You were lucky, I didn't dare discuss my love of comics with anyone outside of my family.

  

  I think the battle is far different today than in the past.

Even inside of my family I learned not to discuss comics because I got rolling of eyes and changes of subject.

Back in high school when I was reading the early Marvel heroes and many of the DC comics I never would have said anything about reading comics. Today it is much more acceptable.

When I was home on leave after the Army joined me, I was at a drug store with my mother after eating lunch there. I was buying comics books off their display. The manager, with me standing right there in full uniform, told my mother that I would stop reading comics after I was out of the Army. Implying "don't worry, he's probably not brain-damaged."

Never understood why comics got such a bad rep.  I do have a memory of showing my mother a Howard the Duck comic during the Carter/Ford campaign when Howard was running for president and she was thinking of writing Howard in.

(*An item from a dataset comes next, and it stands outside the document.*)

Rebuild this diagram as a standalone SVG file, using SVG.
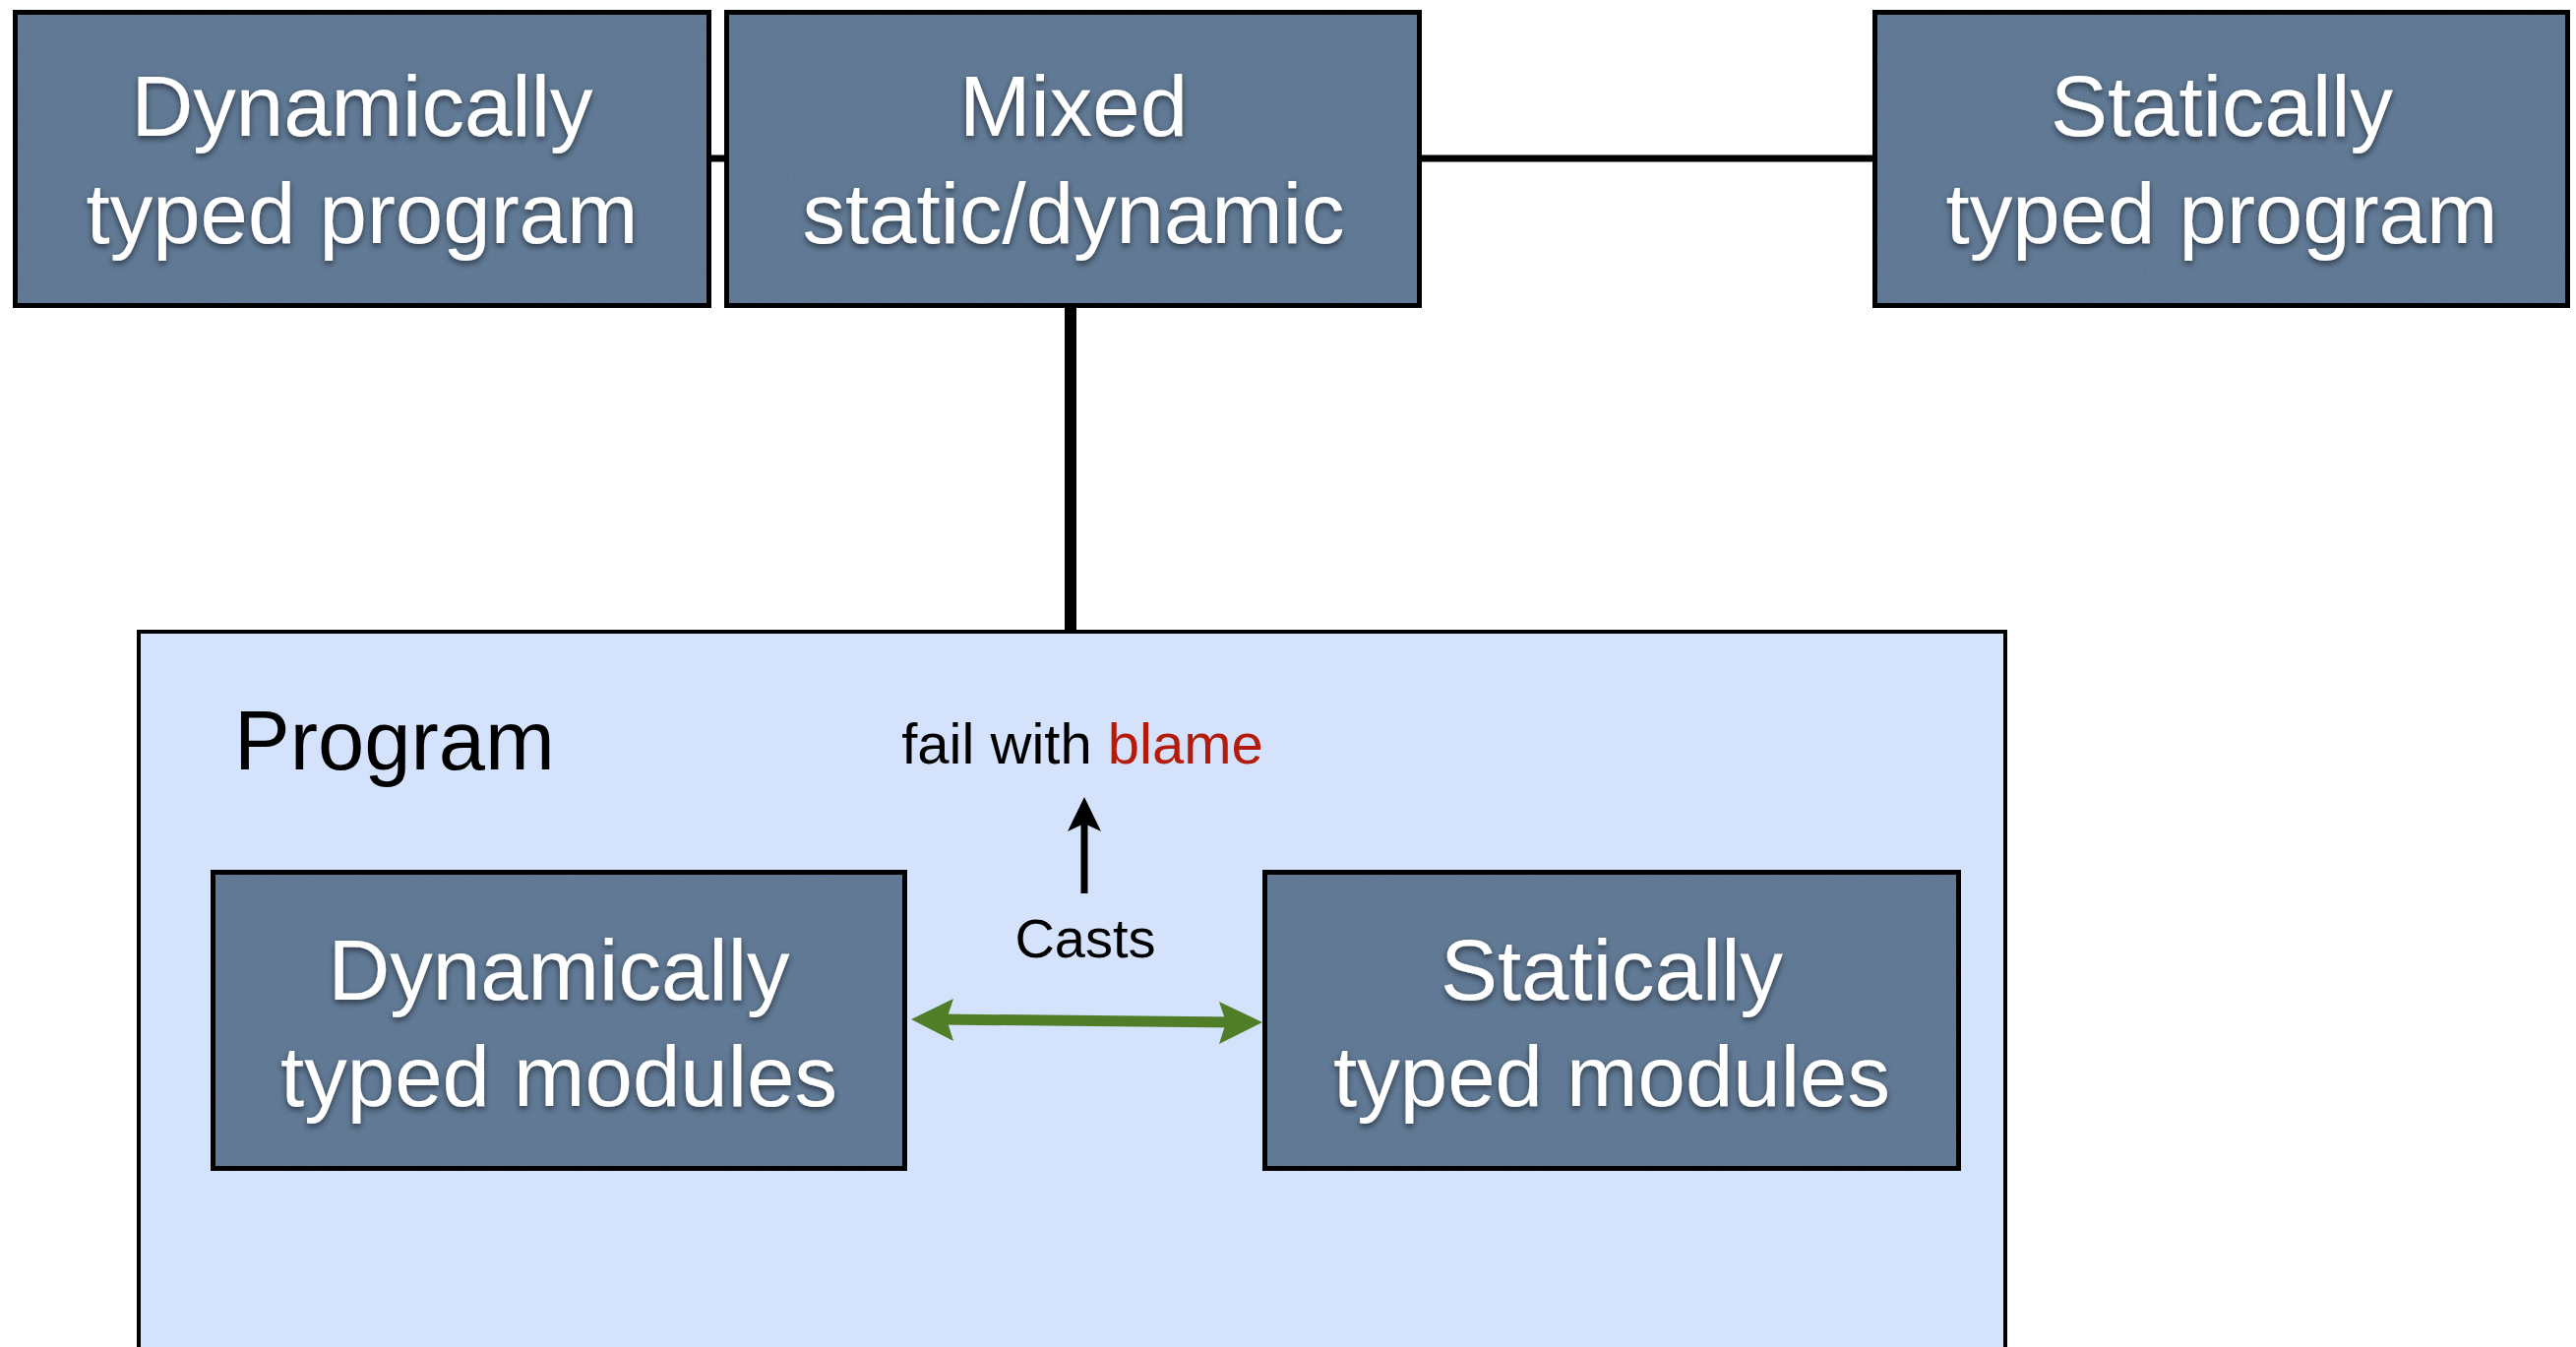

I missed the first few HTD issues but got #4, loved it and shared it with my mom, who hadn't read comics since she was a child in the '50s, and she loved it too.  I was pretty much solely into Marvel Comics from the late '60s to the early '80s when, earning my own money and having more cash, I started checking out various DC and independent titles.  Circa 1986, I quit collecting many titles I had been routinely picking up for over a decade and no longer cared who published a particular title but only if it had good art and a compelling story and characterization that would incline me to keep up with it.  Another factor at the time, though, was that I was working a lot more hours, had a bit more of a social life and a growing pile of unread comics and feeling more and more when I picked up most issues from that pile, "ugh, this is dreadful, why am I still collecting this?"  Since then, most of the titles I've most enjoyed have been from DC and too much of Marvel's output that I've read strikes me as awful dreck.  Of course, I know both companies come up with great stuff from time to time that I may not latch on to until years later in collected formats.  I've no interest in going back to collecting single issues of any title and following the exploits of any particular character or group lost appeal to me decades ago.  Well written stories with interesting characters and appealing, well-crafted art is the main appeal, regardless of who publishes it.